Code that draws figures:
=-=-=-=-=

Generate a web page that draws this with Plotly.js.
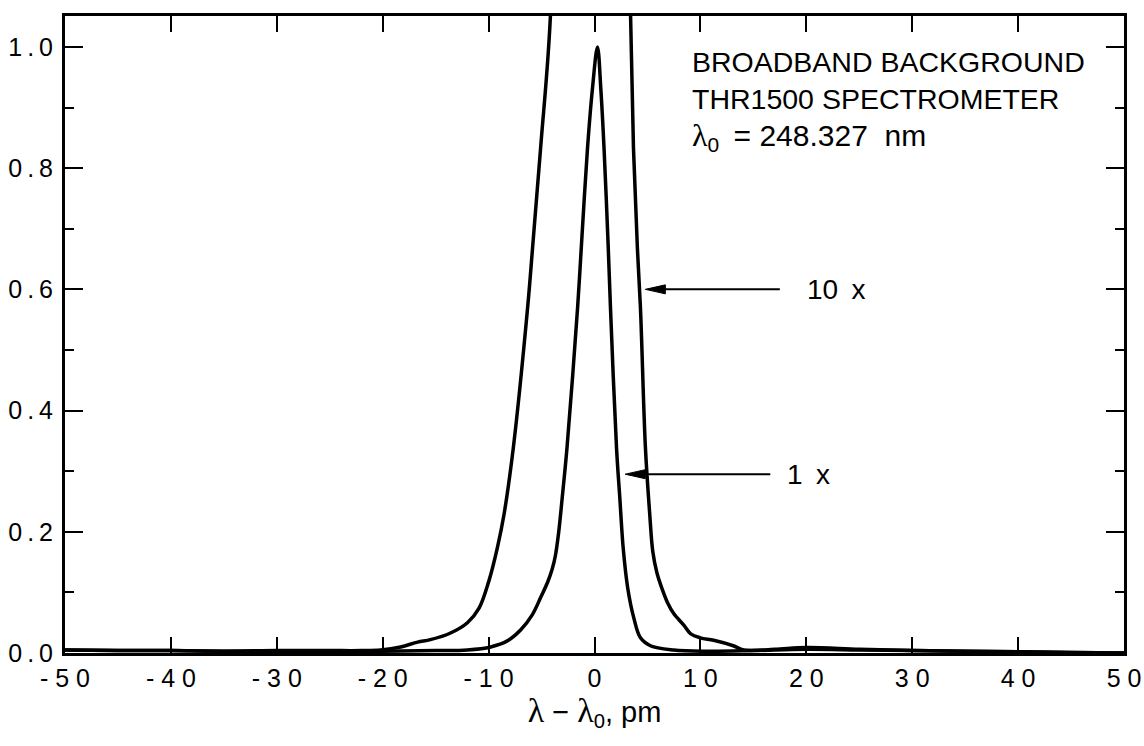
<!DOCTYPE html>
<html>
<head>
<meta charset="utf-8">
<script src="https://cdn.plot.ly/plotly-3.0.1.min.js"></script>
<style>html,body{margin:0;padding:0;background:#fff;}</style>
</head>
<body>
<div id="chart" style="width:1144px;height:746px;"></div>
<script>
// 1x curve: wavelength offset (pm) and normalized intensity
const x1 = [-50,-45,-40,-35,-30,-25,-20,-15,-12.0,-9.8,-8.23,-6.98,-5.88,-5.1,-4.4,-4.0,-3.7,-3.37,-3.05,-2.6,-1.6,-1.25,-0.66,-0.2,0.28,0.6,0.9,1.3,1.51,2.08,2.39,2.71,3.14,3.71,4.34,5.28,7.48,10.6,15,20,25,30,35,40,45,50];
const y1 = [0.005,0.004,0.004,0.003,0.003,0.003,0.003,0.004,0.005,0.010,0.020,0.038,0.063,0.091,0.118,0.138,0.160,0.201,0.256,0.338,0.569,0.668,0.833,0.93,1.0,0.93,0.833,0.668,0.569,0.338,0.256,0.173,0.107,0.058,0.025,0.012,0.005,0.003,0.004,0.006,0.005,0.004,0.003,0.002,0.001,0.0];

// 10x curve (same spectrum magnified ten times; peak is off scale)
const x10 = [-50,-45,-40,-35,-30,-25,-22,-20.2,-18.3,-16.7,-15.5,-13.6,-12.0,-10.9,-9.97,-9.18,-8.55,-7.67,-6.32,-5.85,-5.09,-4.15,-3.68,-2.6,0.28,2.08,3.0,3.4,3.68,4.05,4.34,4.81,5.22,5.5,5.9,6.4,6.9,7.48,8.43,9.06,10.0,11.25,13.1,14.1,17,20,25,30,35,40,45,50];
const y10 = [0.005,0.004,0.004,0.003,0.004,0.004,0.004,0.005,0.010,0.018,0.022,0.033,0.05,0.074,0.119,0.173,0.228,0.338,0.569,0.668,0.833,1.056,1.57,3.38,10.0,3.38,1.4,1.056,0.833,0.668,0.569,0.338,0.228,0.168,0.132,0.105,0.083,0.065,0.046,0.032,0.025,0.021,0.012,0.005,0.006,0.009,0.006,0.004,0.003,0.002,0.001,0.0];

// Axis ticks
const xTickVals = [-50,-40,-30,-20,-10,0,10,20,30,40,50];
const xTickText = ['- 5 0','- 4 0','- 3 0','- 2 0','- 1 0','0','1 0','2 0','3 0','4 0','5 0'];
const yTickVals = [0,0.2,0.4,0.6,0.8,1.0];
const yTickText = ['0\u2009.\u20090','0\u2009.\u20092','0\u2009.\u20094','0\u2009.\u20096','0\u2009.\u20098','1\u2009.\u20090'];

// Arrow callouts
const arrowLabels = ['10\u00a0\u2009x','1\u00a0\u2009x'];
const arrowTipX = [4.8, 2.9];
const arrowTailX = [17.5, 16.6];
const arrowY = [0.6, 0.295];
const labelX = [19.9, 18.0];

const lineStyle = {color:'#000', width:3.5, shape:'spline', smoothing:1};

const traces = [
  {x:x10, y:y10, mode:'lines', line:lineStyle, name:'10 x', hoverinfo:'skip'},
  {x:x1, y:y1, mode:'lines', line:lineStyle, name:'1 x', hoverinfo:'skip'}
];

const shapes = [];
const annotations = [];
for (let i = 0; i < arrowLabels.length; i++) {
  shapes.push({type:'line', xref:'x', yref:'y', x0:arrowTipX[i]+1.5, x1:arrowTailX[i], y0:arrowY[i], y1:arrowY[i], line:{color:'#000', width:2}});
  shapes.push({type:'path', xref:'x', yref:'y', xsizemode:'pixel', ysizemode:'pixel', xanchor:arrowTipX[i], yanchor:arrowY[i],
    path:'M0,0L20,4.5L20,-4.5Z', fillcolor:'#000', line:{color:'#000', width:1}});
  annotations.push({xref:'x', yref:'y', x:labelX[i], y:arrowY[i], xanchor:'left', yanchor:'middle', showarrow:false,
    text:arrowLabels[i], font:{family:'Liberation Sans, Arial, sans-serif', size:28, color:'#000'}});
}
annotations.push({xref:'x', yref:'y', x:9.0, y:1.005, xanchor:'left', yanchor:'top', align:'left', showarrow:false,
  text:'BROADBAND BACKGROUND<br>THR1500 SPECTROMETER<br><span style="font-size:30px"><span style="font-family:Liberation Serif;font-size:32px">λ</span><sub>0</sub>\u2009 = 248.327\u00a0 nm</span>',
  font:{family:'Liberation Sans, Arial, sans-serif', size:28.5, color:'#000'}});

const layout = {
  width:1144, height:746,
  margin:{l:65, r:20, t:16, b:93},
  paper_bgcolor:'#fff', plot_bgcolor:'#fff',
  showlegend:false,
  font:{family:'Liberation Sans, Arial, sans-serif', color:'#000'},
  xaxis:{
    range:[-50,50], tickmode:'array', tickvals:xTickVals, ticktext:xTickText,
    ticks:'inside', ticklen:16, tickwidth:2, tickcolor:'#000',
    showline:true, linewidth:3, linecolor:'#000', mirror:'ticks',
    showgrid:false, zeroline:false, tickfont:{size:25, color:'#000'}, ticklabelstandoff:1,
    title:{text:'<span style="font-family:Liberation Serif;font-size:34px">λ</span> \u2212 <span style="font-family:Liberation Serif;font-size:34px">λ</span><sub>0</sub>, pm', font:{size:29, color:'#000'}, standoff:5}
  },
  yaxis:{
    range:[0,1.051], tickmode:'array', tickvals:yTickVals, ticktext:yTickText,
    ticks:'inside', ticklen:18, tickwidth:2, tickcolor:'#000',
    minor:{tickmode:'linear', tick0:0, dtick:0.1, ticks:'inside', ticklen:9, tickwidth:2, tickcolor:'#000'},
    showline:true, linewidth:3, linecolor:'#000', mirror:'ticks',
    showgrid:false, zeroline:false, tickfont:{size:25, color:'#000'}, ticklabelstandoff:4
  },
  shapes:shapes,
  annotations:annotations
};

Plotly.newPlot('chart', traces, layout, {displayModeBar:false, staticPlot:true});
</script>
</body>
</html>
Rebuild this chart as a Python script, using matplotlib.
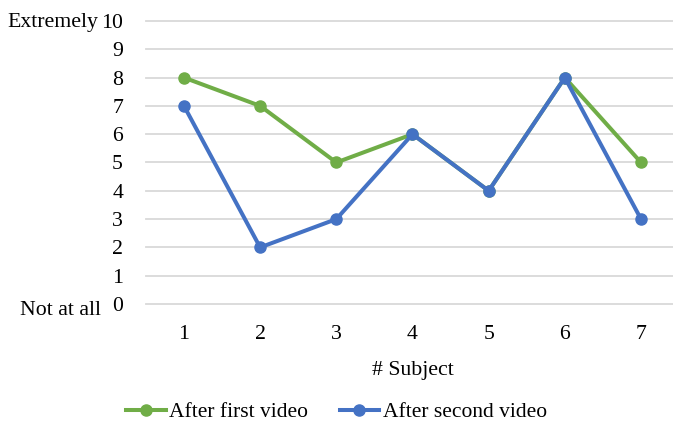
import matplotlib
matplotlib.use("Agg")
import matplotlib.pyplot as plt
import matplotlib.transforms as mtransforms
from matplotlib.lines import Line2D

subjects = [1, 2, 3, 4, 5, 6, 7]
after_first = [8, 7, 5, 6, 4, 8, 5]
after_second = [7, 2, 3, 6, 4, 8, 3]
series_names = ["After first video", "After second video"]
y_ticks = list(range(0, 11))

GREEN = "#70AD47"
BLUE = "#4472C4"
GRID = "#D9D9D9"
FS = 15.7
LW = 2.9
MS = 8

plt.rcParams["font.family"] = ["Liberation Serif", "DejaVu Serif"]

fig = plt.figure(figsize=(6.73, 4.26), dpi=100)
ax = fig.add_axes([0.2169, 0.2864, 0.7831, 0.6643])

for s in ax.spines.values():
    s.set_visible(False)

ax.set_ylim(0, 10)
ax.set_xlim(0.501, 7.42)
ax.set_yticks(y_ticks)
ax.set_xticks(subjects)
ax.set_xticklabels([str(s) for s in subjects])
ax.tick_params(axis="y", length=0, pad=16.5, labelsize=FS, colors="black")
ax.tick_params(axis="x", length=0, pad=15, labelsize=FS, colors="black")
for y in y_ticks:
    ax.axhline(y, color=GRID, lw=1.3, zorder=0, clip_on=False)

ax.plot(subjects, after_first, color=GREEN, lw=LW, marker="o", ms=MS,
        solid_capstyle="round", zorder=3, clip_on=False)
ax.plot(subjects, after_second, color=BLUE, lw=LW, marker="o", ms=MS,
        solid_capstyle="round", zorder=4, clip_on=False)

# scale end labels at the left of the value axis
tr = mtransforms.blended_transform_factory(fig.transFigure, ax.transData)
ax.text(98 / 673, 9.93, "Extremely", transform=tr, ha="right", va="center",
        fontsize=FS)
ax.text(101 / 673, -0.22, "Not at all", transform=tr, ha="right", va="center",
        fontsize=FS)

fig.text(413 / 673, 1 - 370 / 426, "# Subject", ha="center", va="center",
         fontsize=FS)

handles = [
    Line2D([], [], color=GREEN, lw=LW, marker="o", ms=MS),
    Line2D([], [], color=BLUE, lw=LW, marker="o", ms=MS),
]
fig.legend(handles, series_names, loc="center", ncol=2,
           bbox_to_anchor=(336.5 / 673, 1 - 412 / 426), frameon=False,
           fontsize=15.5, handlelength=1.85, handletextpad=0.15,
           columnspacing=1.45, borderpad=0)

fig.savefig("out.png", dpi=100, facecolor="white")
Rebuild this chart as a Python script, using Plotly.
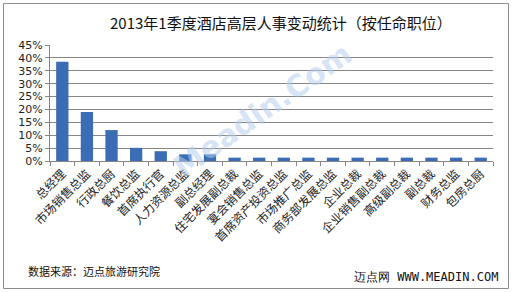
import plotly.graph_objects as go

categories = ["总经理", "市场销售总监", "行政总厨", "餐饮总监", "首席执行官", "人力资源总监",
              "副总经理", "住宅发展副总裁", "宴会销售总监", "首席资产投资总监", "市场推广总监",
              "商务部发展总监", "企业总裁", "企业销售副总裁", "高级副总裁", "副总裁", "财务总监", "包房总厨"]
values = [38.5, 19.0, 12.0, 5.1, 3.8, 2.6, 2.6, 1.3, 1.3, 1.3, 1.3, 1.3, 1.3, 1.3, 1.3, 1.3, 1.3, 1.3]
y_ticks = [0, 5, 10, 15, 20, 25, 30, 35, 40, 45]
y_ticktext = [f"{v}%" for v in y_ticks]

W, H = 513, 292
L, R, T, B = 50, 20, 45, 131
pw, ph = W - L - R, H - T - B

def px(x):
    return (x - L) / pw

def py(y):
    return (H - B - y) / ph

fig = go.Figure(go.Bar(x=categories, y=values, marker_color="#3a6db3",
                       marker_line_width=0, width=0.5))

fig.update_layout(
    width=W, height=H, margin=dict(l=L, r=R, t=T, b=B),
    paper_bgcolor="white", plot_bgcolor="white", showlegend=False,
    font=dict(family="Noto Sans CJK SC", color="#222"),
)
fig.update_yaxes(range=[0, 45], tickvals=y_ticks, ticktext=y_ticktext,
                 showgrid=True, gridcolor="#858585", gridwidth=1,
                 showline=True, linecolor="#858585", ticks="outside", ticklen=4,
                 tickcolor="#858585", tickfont=dict(size=11, family="DejaVu Sans", color="#222"),
                 zeroline=False)
fig.update_xaxes(tickangle=-45, showline=True, linecolor="#858585",
                 ticks="outside", ticklen=4, tickcolor="#858585", tickson="boundaries",
                 tickfont=dict(size=12, family="Noto Sans CJK SC", color="#222"))

fig.add_shape(type="rect", xref="paper", yref="paper",
              x0=px(3.5), x1=px(508.5), y0=py(288.5), y1=py(3.5),
              line=dict(color="#8a8a8a", width=1), layer="below")

fig.add_annotation(text="2013年1季度酒店高层人事变动统计（按任命职位）", xref="paper", yref="paper",
                   x=px(281), y=py(23), showarrow=False, xanchor="center", yanchor="middle",
                   font=dict(size=15, color="#111", family="Noto Sans CJK SC"))
fig.add_annotation(text="数据来源：迈点旅游研究院", xref="paper", yref="paper",
                   x=px(26), y=py(271), showarrow=False, xanchor="left", yanchor="middle",
                   font=dict(size=11, color="#111", family="Noto Sans CJK SC"))
fig.add_annotation(text="迈点网 WWW.MEADIN.COM", xref="paper", yref="paper",
                   x=px(500), y=py(277), showarrow=False, xanchor="right", yanchor="middle",
                   font=dict(size=12, color="#111", family="DejaVu Sans Mono"))
fig.add_annotation(text="<b>Meadin.Com</b>", xref="paper", yref="paper",
                   x=px(262), y=py(110), showarrow=False, textangle=-35,
                   font=dict(size=30, color="rgba(180,205,238,0.55)", family="DejaVu Sans"))

fig.write_html("out.html")
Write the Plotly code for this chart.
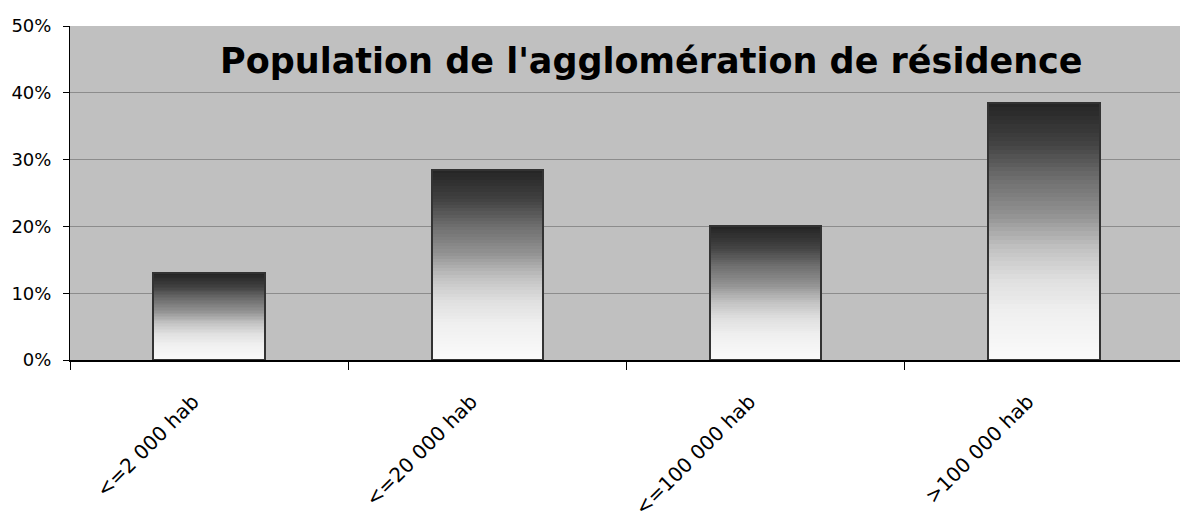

=-=-=-=-=

Job: Pick each line holding the word "matplotlib" out of the data and copy it.

Complete response:
Rebuild this chart as a Python script, using matplotlib.
import matplotlib
matplotlib.use("Agg")
import matplotlib.pyplot as plt
import matplotlib.transforms as mtransforms
from matplotlib.lines import Line2D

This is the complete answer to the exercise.